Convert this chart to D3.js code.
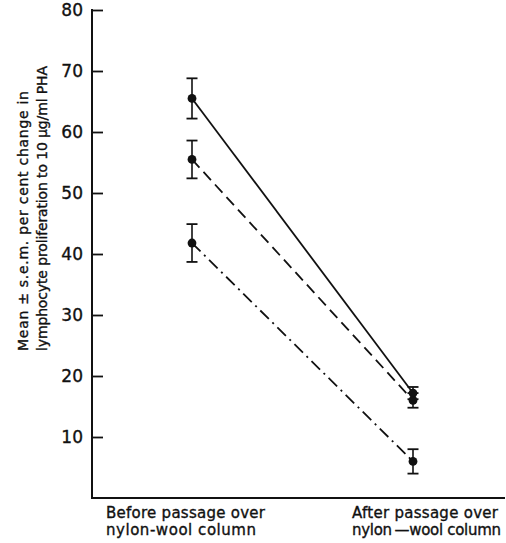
<!DOCTYPE html>
<html>
<head>
<meta charset="utf-8">
<script src="https://cdn.jsdelivr.net/npm/d3@7"></script>
<style>
  html, body { margin: 0; padding: 0; background: #fff; }
  svg { display: block; }
  text { font-family: "DejaVu Sans", sans-serif; fill: #111; stroke: #111; stroke-width: 0.35px; }
</style>
</head>
<body>
<svg id="chart" width="506" height="543"></svg>
<script>
// ---- data ----
const categories = ["Before", "After"];
const categoryLabels = [
  ["Before passage over", "nylon-wool column"],
  ["After passage over", "nylon\u2009\u2014wool column"]
];
const seriesNames = ["solid", "dashed", "dashdot"];
const beforeMeans = [65.5, 55.5, 41.8];
const beforeSem   = [3.3, 3.1, 3.1];
const afterMeans  = [17.2, 16.0, 6.0];
const afterSem    = [1.0, 1.2, 2.0];
const yTicks = [10, 20, 30, 40, 50, 60, 70, 80];
const yTitle = ["Mean \u00b1 s.e.m. per cent change in",
                "lymphocyte proliferation to 10 \u03bcg/ml PHA"];

// ---- layout ----
const svg = d3.select("#chart");
const axisX = 92, axisRight = 505, yTop = 10, yBottom = 498;
const y = d3.scaleLinear().domain([0, 80]).range([yBottom, yTop]);
const x = d3.scalePoint().domain(categories).range([192, 413]);
const dashes = { solid: null, dashed: "11,6", dashdot: "12,5,2,5" };
const labelDx = [-86, -61];
const labelLen = [[159, 150], [146, 149]];
const titleLen = [260, 285];

const series = seriesNames.map((name, i) => ({
  name,
  points: [
    { c: categories[0], v: beforeMeans[i], e: beforeSem[i] },
    { c: categories[1], v: afterMeans[i],  e: afterSem[i] }
  ]
}));

// connecting lines
const line = d3.line().x(d => x(d.c)).y(d => y(d.v));
svg.append("g").selectAll("path").data(series).join("path")
  .attr("d", d => line(d.points))
  .attr("fill", "none")
  .attr("stroke", "#111")
  .attr("stroke-width", 1.8)
  .attr("stroke-dasharray", d => dashes[d.name]);

// error bars and dots
const pts = series.flatMap(s => s.points);
const eb = svg.append("g").attr("stroke", "#111");
eb.selectAll("line.stem").data(pts).join("line")
  .attr("class", "stem")
  .attr("x1", d => x(d.c)).attr("x2", d => x(d.c))
  .attr("y1", d => y(d.v + d.e)).attr("y2", d => y(d.v - d.e))
  .attr("stroke-width", 1.6);
eb.selectAll("line.capT").data(pts).join("line")
  .attr("class", "capT")
  .attr("x1", d => x(d.c) - 5.5).attr("x2", d => x(d.c) + 5.5)
  .attr("y1", d => y(d.v + d.e)).attr("y2", d => y(d.v + d.e))
  .attr("stroke-width", 1.8);
eb.selectAll("line.capB").data(pts).join("line")
  .attr("class", "capB")
  .attr("x1", d => x(d.c) - 5.5).attr("x2", d => x(d.c) + 5.5)
  .attr("y1", d => y(d.v - d.e)).attr("y2", d => y(d.v - d.e))
  .attr("stroke-width", 1.8);
svg.append("g").selectAll("circle").data(pts).join("circle")
  .attr("cx", d => x(d.c)).attr("cy", d => y(d.v))
  .attr("r", 4.4).attr("fill", "#111");

// y axis
const yAxis = d3.axisLeft(y).tickValues(yTicks)
  .tickSizeInner(-11).tickSizeOuter(0).tickPadding(9)
  .tickFormat(d3.format("d"));
const ga = svg.append("g").attr("transform", `translate(${axisX},0)`).call(yAxis);
ga.select(".domain").remove();
ga.selectAll(".tick line").attr("stroke", "#111").attr("stroke-width", 1.8);
ga.selectAll(".tick text")
  .style("font-family", "DejaVu Sans, sans-serif")
  .style("font-size", "17px").attr("fill", "#111");
svg.append("line")
  .attr("x1", axisX).attr("x2", axisX)
  .attr("y1", y(80) - 1).attr("y2", y(0) + 1)
  .attr("stroke", "#111").attr("stroke-width", 2);

// x axis
svg.append("line")
  .attr("x1", axisX - 1).attr("x2", axisRight)
  .attr("y1", y(0)).attr("y2", y(0))
  .attr("stroke", "#111").attr("stroke-width", 2);

// category labels
const cl = svg.append("g").selectAll("text").data(categories).join("text")
  .attr("x", (d, i) => x(d) + labelDx[i])
  .attr("y", 518)
  .style("font-size", "15px");
cl.each(function (d, i) {
  const t = d3.select(this);
  categoryLabels[i].forEach((s, k) => {
    t.append("tspan").attr("x", x(d) + labelDx[i]).attr("dy", k === 0 ? 0 : 17)
      .attr("textLength", labelLen[i][k]).attr("lengthAdjust", "spacing")
      .text(s);
  });
});

// y title
const yt = svg.append("g").attr("transform", "translate(0,351) rotate(-90)");
yt.selectAll("text").data(yTitle).join("text")
  .attr("x", 0)
  .attr("y", (d, i) => [28, 47][i])
  .attr("textLength", (d, i) => titleLen[i])
  .attr("lengthAdjust", "spacing")
  .style("font-size", "14px")
  .text(d => d);
</script>
</body>
</html>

----------

Copy out each line exactly, without the pictures.

**WRITTEN ANSWER:**
Convert this chart to D3.js code.
<!DOCTYPE html>
<html>
<head>
<meta charset="utf-8">
<script src="https://cdn.jsdelivr.net/npm/d3@7"></script>
<style>
  html, body { margin: 0; padding: 0; background: #fff; }
  svg { display: block; }
  text { font-family: "DejaVu Sans", sans-serif; fill: #111; stroke: #111; stroke-width: 0.35px; }
</style>
</head>
<body>
<svg id="chart" width="506" height="543"></svg>
<script>
// ---- data ----
const categories = ["Before", "After"];
const categoryLabels = [
  ["Before passage over", "nylon-wool column"],
  ["After passage over", "nylon\u2009\u2014wool column"]
];
const seriesNames = ["solid", "dashed", "dashdot"];
const beforeMeans = [65.5, 55.5, 41.8];
const beforeSem   = [3.3, 3.1, 3.1];
const afterMeans  = [17.2, 16.0, 6.0];
const afterSem    = [1.0, 1.2, 2.0];
const yTicks = [10, 20, 30, 40, 50, 60, 70, 80];
const yTitle = ["Mean \u00b1 s.e.m. per cent change in",
                "lymphocyte proliferation to 10 \u03bcg/ml PHA"];

// ---- layout ----
const svg = d3.select("#chart");
const axisX = 92, axisRight = 505, yTop = 10, yBottom = 498;
const y = d3.scaleLinear().domain([0, 80]).range([yBottom, yTop]);
const x = d3.scalePoint().domain(categories).range([192, 413]);
const dashes = { solid: null, dashed: "11,6", dashdot: "12,5,2,5" };
const labelDx = [-86, -61];
const labelLen = [[159, 150], [146, 149]];
const titleLen = [260, 285];

const series = seriesNames.map((name, i) => ({
  name,
  points: [
    { c: categories[0], v: beforeMeans[i], e: beforeSem[i] },
    { c: categories[1], v: afterMeans[i],  e: afterSem[i] }
  ]
}));

// connecting lines
const line = d3.line().x(d => x(d.c)).y(d => y(d.v));
svg.append("g").selectAll("path").data(series).join("path")
  .attr("d", d => line(d.points))
  .attr("fill", "none")
  .attr("stroke", "#111")
  .attr("stroke-width", 1.8)
  .attr("stroke-dasharray", d => dashes[d.name]);

// error bars and dots
const pts = series.flatMap(s => s.points);
const eb = svg.append("g").attr("stroke", "#111");
eb.selectAll("line.stem").data(pts).join("line")
  .attr("class", "stem")
  .attr("x1", d => x(d.c)).attr("x2", d => x(d.c))
  .attr("y1", d => y(d.v + d.e)).attr("y2", d => y(d.v - d.e))
  .attr("stroke-width", 1.6);
eb.selectAll("line.capT").data(pts).join("line")
  .attr("class", "capT")
  .attr("x1", d => x(d.c) - 5.5).attr("x2", d => x(d.c) + 5.5)
  .attr("y1", d => y(d.v + d.e)).attr("y2", d => y(d.v + d.e))
  .attr("stroke-width", 1.8);
eb.selectAll("line.capB").data(pts).join("line")
  .attr("class", "capB")
  .attr("x1", d => x(d.c) - 5.5).attr("x2", d => x(d.c) + 5.5)
  .attr("y1", d => y(d.v - d.e)).attr("y2", d => y(d.v - d.e))
  .attr("stroke-width", 1.8);
svg.append("g").selectAll("circle").data(pts).join("circle")
  .attr("cx", d => x(d.c)).attr("cy", d => y(d.v))
  .attr("r", 4.4).attr("fill", "#111");

// y axis
const yAxis = d3.axisLeft(y).tickValues(yTicks)
  .tickSizeInner(-11).tickSizeOuter(0).tickPadding(9)
  .tickFormat(d3.format("d"));
const ga = svg.append("g").attr("transform", `translate(${axisX},0)`).call(yAxis);
ga.select(".domain").remove();
ga.selectAll(".tick line").attr("stroke", "#111").attr("stroke-width", 1.8);
ga.selectAll(".tick text")
  .style("font-family", "DejaVu Sans, sans-serif")
  .style("font-size", "17px").attr("fill", "#111");
svg.append("line")
  .attr("x1", axisX).attr("x2", axisX)
  .attr("y1", y(80) - 1).attr("y2", y(0) + 1)
  .attr("stroke", "#111").attr("stroke-width", 2);

// x axis
svg.append("line")
  .attr("x1", axisX - 1).attr("x2", axisRight)
  .attr("y1", y(0)).attr("y2", y(0))
  .attr("stroke", "#111").attr("stroke-width", 2);

// category labels
const cl = svg.append("g").selectAll("text").data(categories).join("text")
  .attr("x", (d, i) => x(d) + labelDx[i])
  .attr("y", 518)
  .style("font-size", "15px");
cl.each(function (d, i) {
  const t = d3.select(this);
  categoryLabels[i].forEach((s, k) => {
    t.append("tspan").attr("x", x(d) + labelDx[i]).attr("dy", k === 0 ? 0 : 17)
      .attr("textLength", labelLen[i][k]).attr("lengthAdjust", "spacing")
      .text(s);
  });
});

// y title
const yt = svg.append("g").attr("transform", "translate(0,351) rotate(-90)");
yt.selectAll("text").data(yTitle).join("text")
  .attr("x", 0)
  .attr("y", (d, i) => [28, 47][i])
  .attr("textLength", (d, i) => titleLen[i])
  .attr("lengthAdjust", "spacing")
  .style("font-size", "14px")
  .text(d => d);
</script>
</body>
</html>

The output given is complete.